Even when I was 18, in my first job as Entertainment Editor of the Sunday Express newspaper, I was the forward-face of the company. Same went when I ran Just For Laughs; I represented the company in the media and at conferences. After a while, because I was kinda glib and fairly comfortable, I was asked to give “talks” about how we built the Festival, and the motivational speeches evolved from that.
The “How To Do The Impossible” speech I gave in Ottawa and Vancouver is actually over 10 years old, and the impetus for me meeting Garner. I had just finished writing the book of the same name, and wanted to put together a website for it (a radical concept at the time). My wife went to camp with Garner, and recommended his web biz to me…and the rest is history.
Ironically, on stage is perhaps the most comfortable place on earth for me. I know that public speaking is human fear #1, but it’s where I feel most at ease.
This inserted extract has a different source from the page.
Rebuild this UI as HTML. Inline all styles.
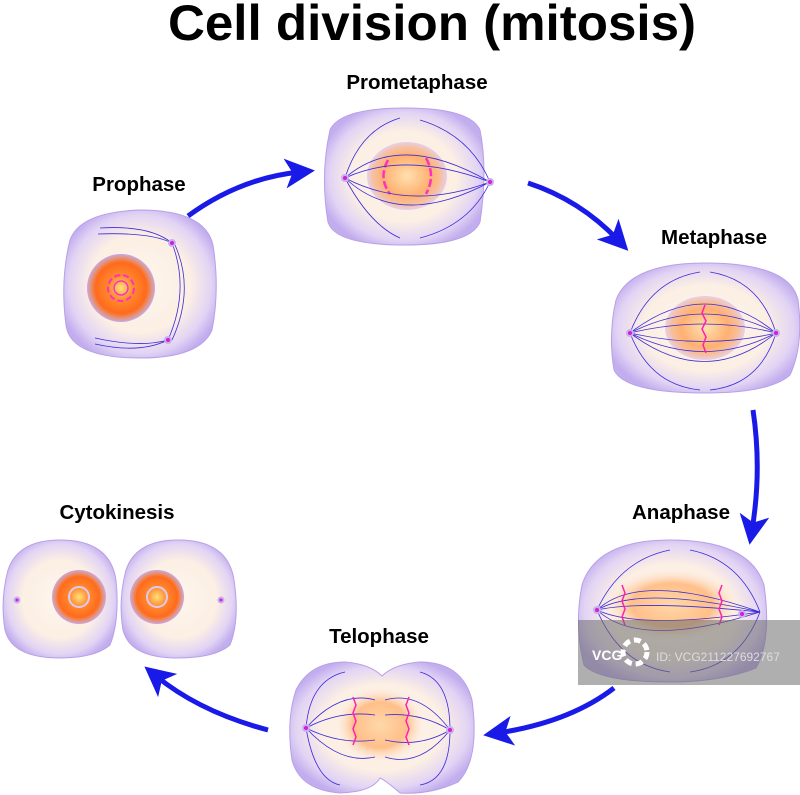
<!DOCTYPE html>
<html><head><meta charset="utf-8"><style>
html,body{margin:0;padding:0;background:#fff;}
svg{display:block;}
text{font-family:"Liberation Sans","DejaVu Sans",sans-serif;font-weight:bold;fill:#000;}
</style></head><body>
<svg width="800" height="795" viewBox="0 0 800 795" xmlns="http://www.w3.org/2000/svg">
<defs>
<radialGradient id="cell" cx="0.5" cy="0.5" r="0.55">
<stop offset="0" stop-color="#fef6ec"/><stop offset="0.6" stop-color="#fcefe4"/><stop offset="0.85" stop-color="#e2d4f4"/><stop offset="1" stop-color="#c2aeee"/>
</radialGradient>
<radialGradient id="nuc" cx="0.5" cy="0.5" r="0.5">
<stop offset="0" stop-color="#ffe07a"/><stop offset="0.35" stop-color="#ff8c30"/><stop offset="0.75" stop-color="#ff6a1c"/><stop offset="0.88" stop-color="#e8906e"/><stop offset="1" stop-color="#c8a8e8"/>
</radialGradient>
<radialGradient id="nuc2" cx="0.5" cy="0.5" r="0.5">
<stop offset="0" stop-color="#ffe0b0"/><stop offset="0.6" stop-color="#ffb070"/><stop offset="0.85" stop-color="#f6c0a0"/><stop offset="1" stop-color="#e6d0e8"/>
</radialGradient>
<radialGradient id="mid" cx="0.5" cy="0.5" r="0.5">
<stop offset="0" stop-color="#ffd8a8"/><stop offset="0.6" stop-color="#ffbf8a"/><stop offset="1" stop-color="#fde8d8" stop-opacity="0"/>
</radialGradient>
<marker id="ah" markerWidth="6" markerHeight="6" refX="3" refY="3" orient="auto" markerUnits="strokeWidth">
<path d="M0,0 L6,3 L0,6 L1.5,3 Z" fill="#1a1ae8"/>
</marker>
</defs>

<text x="432" y="40" font-size="50" text-anchor="middle" textLength="528" lengthAdjust="spacingAndGlyphs">Cell division (mitosis)</text>

<text x="139" y="191" font-size="20.5" text-anchor="middle">Prophase</text>
<text x="417" y="89" font-size="20.5" text-anchor="middle">Prometaphase</text>
<text x="714" y="244" font-size="20.5" text-anchor="middle">Metaphase</text>
<text x="681" y="519" font-size="20.5" text-anchor="middle">Anaphase</text>
<text x="379" y="643" font-size="20.5" text-anchor="middle">Telophase</text>
<text x="117" y="519" font-size="20.5" text-anchor="middle">Cytokinesis</text>

<g fill="none" stroke="#1a1ae8" stroke-width="5">
<path d="M188,216 Q240,178 300,172" marker-end="url(#ah)"/>
<path d="M528,183 Q580,200 618,240" marker-end="url(#ah)"/>
<path d="M753,410 Q762,470 752,530" marker-end="url(#ah)"/>
<path d="M614,688 Q570,722 498,733" marker-end="url(#ah)"/>
<path d="M268,730 Q200,712 156,676" marker-end="url(#ah)"/>
</g>

<g stroke="#b8a0e8" stroke-width="1">
<path d="M70,240 Q80,212 140,210 Q205,210 213,245 Q220,290 212,330 Q200,358 140,358 Q70,358 66,325 Q60,280 70,240Z" fill="url(#cell)"/>
<path d="M330,130 Q340,108 405,108 Q470,108 480,130 Q488,170 480,222 Q470,245 405,245 Q335,245 328,222 Q320,175 330,130Z" fill="url(#cell)"/>
<path d="M616,300 Q630,263 705,263 Q790,263 798,300 Q804,345 790,375 Q770,393 705,393 Q625,393 614,370 Q608,335 616,300Z" fill="url(#cell)"/>
<path d="M582,585 Q596,540 670,540 Q750,540 764,585 Q772,640 756,668 Q720,682 670,682 Q600,682 584,665 Q574,625 582,585Z" fill="url(#cell)"/>
<path d="M296,690 Q310,662 345,662 Q370,664 382,676 Q394,664 420,662 Q462,662 472,700 Q480,760 458,782 Q430,795 400,793 Q385,780 380,778 Q372,792 340,793 Q300,790 292,760 Q286,720 296,690Z" fill="url(#cell)"/>
<path d="M8,570 Q18,540 60,540 Q110,540 116,580 Q120,620 110,645 Q95,658 60,658 Q12,658 5,630 Q0,600 8,570Z" fill="url(#cell)"/>
<path d="M126,570 Q136,540 178,540 Q228,540 234,580 Q240,620 230,645 Q215,658 178,658 Q130,658 123,630 Q118,600 126,570Z" fill="url(#cell)"/>
</g>

<circle cx="121" cy="288" r="34" fill="url(#nuc)"/>
<circle cx="121" cy="288" r="13" fill="none" stroke="#ff30c0" stroke-width="2" stroke-dasharray="6 3"/>
<circle cx="121" cy="288" r="7" fill="none" stroke="#ff30c0" stroke-width="1.5"/>
<ellipse cx="407" cy="176" rx="40" ry="34" fill="url(#nuc2)"/>
<path d="M388,160 Q378,178 390,194 M426,158 Q436,176 426,194" fill="none" stroke="#ff30c0" stroke-width="2.5" stroke-dasharray="8 3"/>
<ellipse cx="705" cy="328" rx="40" ry="32" fill="url(#nuc2)"/>
<ellipse cx="672" cy="605" rx="68" ry="36" fill="url(#mid)"/>
<ellipse cx="380" cy="725" rx="45" ry="38" fill="url(#mid)"/>
<circle cx="79" cy="597" r="27" fill="url(#nuc)"/>
<circle cx="79" cy="597" r="10" fill="none" stroke="#e0c8f0" stroke-width="2"/>
<circle cx="157" cy="597" r="27" fill="url(#nuc)"/>
<circle cx="157" cy="597" r="10" fill="none" stroke="#e0c8f0" stroke-width="2"/>

<g fill="none" stroke="#3a2ad8" stroke-width="0.8">
<path d="M100,228 Q150,225 172,243 M98,234 Q150,232 172,243 M172,243 Q190,290 168,340 M175,245 Q195,290 172,340 M95,338 Q140,348 168,340 M95,344 Q140,354 168,340"/>
<path d="M345,178 Q400,130 490,182 M345,178 Q405,150 490,182 M345,178 Q400,230 490,182 M345,178 Q410,212 490,182 M345,178 Q360,130 400,118 M490,182 Q470,135 420,120 M345,178 Q370,225 400,238 M490,182 Q470,225 420,238"/>
<path d="M630,333 Q705,275 776,333 M630,333 Q705,295 776,333 M630,333 Q705,315 776,333 M630,333 Q705,350 776,333 M630,333 Q705,370 776,333 M630,333 Q705,390 776,333 M630,333 Q650,280 700,272 M776,333 Q760,280 710,272 M630,333 Q650,385 700,390 M776,333 Q760,385 710,390"/>
<path d="M597,610 Q640,570 760,612 M597,610 Q640,585 760,612 M597,610 Q640,600 760,612 M597,610 Q640,630 760,612 M597,610 Q640,650 760,612 M597,610 Q620,560 670,550 M760,612 Q740,560 690,550 M597,610 Q620,665 670,672 M760,612 Q740,665 690,672"/>
<path d="M306,728 Q340,690 375,700 M306,728 Q340,710 375,715 M306,728 Q340,745 375,740 M306,728 Q340,765 375,757 M450,730 Q420,690 385,700 M450,730 Q420,712 385,715 M450,730 Q420,748 385,740 M450,730 Q420,768 385,757 M306,728 Q310,680 345,672 M450,730 Q450,680 420,672 M306,728 Q315,780 340,785 M450,730 Q450,780 420,785"/>
</g>
<g fill="none" stroke="#ff20b0" stroke-width="1.5">
<path d="M705,305 l-3,8 l4,8 l-4,8 l4,8 l-3,8 l3,8"/>
<path d="M622,585 l3,8 l-3,8 l3,8 l-3,8 l3,8 M722,585 l-3,8 l3,8 l-3,8 l3,8 l-3,8"/>
<path d="M353,697 l3,8 l-3,8 l3,8 l-3,8 l3,8 l-3,8 M409,697 l-3,8 l3,8 l-3,8 l3,8 l-3,8 l3,8"/>
</g>
<g fill="#d020d0" stroke="#c8b0f0" stroke-width="2">
<circle cx="172" cy="243" r="3"/><circle cx="168" cy="340" r="3"/>
<circle cx="345" cy="178" r="3"/><circle cx="490" cy="182" r="3"/>
<circle cx="630" cy="333" r="3"/><circle cx="776" cy="333" r="3"/>
<circle cx="597" cy="610" r="3"/><circle cx="742" cy="614" r="3"/>
<circle cx="306" cy="728" r="3"/><circle cx="450" cy="730" r="3"/>
<circle cx="17" cy="600" r="2.5"/><circle cx="221" cy="600" r="2.5"/>
</g>

<rect x="578" y="620" width="222" height="65" fill="#6e6e6e" fill-opacity="0.55"/>
<text x="592" y="660" font-size="14" style="fill:#fff">VCG</text>
<circle cx="635" cy="652" r="12" fill="none" stroke="#fff" stroke-width="5" stroke-dasharray="7 4"/>
<text x="656" y="661" font-size="12" style="fill:#ddd;font-weight:normal">ID: VCG211227692767</text>
</svg>
</body></html>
I am much more comfortable speaking in front of 10,000 than, let’s say, singing the national anthem as part of a crowd of 10,000. Go figure…
And as for the Power Within series, here’s how it happened. I actually bought 13 tickets for Airborne staffers when it came to Montreal with Bill Clinton and Lance Armstrong in March of 2006. Garner and I sat front row. I watched a couple of speakers and said to myself “Christ, I could do this! They’re not that much better than me!” So I got in touch with Salim Khoja, who runs Power Within, and he gave me a shot. I think I did pretty well, because I’m booked for a big Toronto show coming up in the Fall. You better be there!
Question 6. Speaking of counter cultures, you started blogging last Fall and quickly picked up a great Technorati ranking and over 300 inbound blog links. What has amazed you most about the blogosphere?
What still amazes me about it to this day is the camaraderie. Bloggers are a TRUE community; they help each other out in a phenomenally selfless and generous fashion, with tips, links, communal projects. It’s like the ‘60s all over again, but “link love” instead of “free love.” Oh well…
This reminds me of a lesson I learned from Garner when we first started Airborne. I had come from the dog-eat-dog world of showbiz, where someone else’s success was my failure. So in our early days, to me, every competitor was the enemy. Garner taught me about “co-opetition,” and how to trust others who are outside your company walls. This is the spirit I get every day in the blog world.
What I like best about it though, is it relaxes me. I do the bulk of my work on the weekends. I sit at the kitchen table, with a couple of espressos, and for a couple of hours or so, I am focused on my laptop and on spinning some great stories and opinion. Honestly, I don’t care if anyone reads it. I’m doing it for me. It’s a better hobby than knitting or cigar-rolling, I suppose.
Question 7. What’s on your iPod?
Oy. Way, way too much. I am a music junkie. I have over 2,000 CDs, over 4,000 albums (down from 10,000), 700 cassettes, another 1,000 45s (and a working Wurlitzer ’59 jukebox to play ‘em on), even some 78s (yup, with a working gramophone) and some Edison cylinders.
So my iPod has everything in my digital collection that can fit…which is about one-third of my digital collection. I have everything. An insane variety. Al Jolson. The Beatles. A four-CD punk collection. Movie and Broadway soundtracks. My Chemical Romance. Green Day. Andrew WK. Snoop Dogg. Crosby, Stills & Nash. Oh yeah…and recordings of my speeches. Just in case I need inspiration.
Thanks Andy, you are always so generous with your time.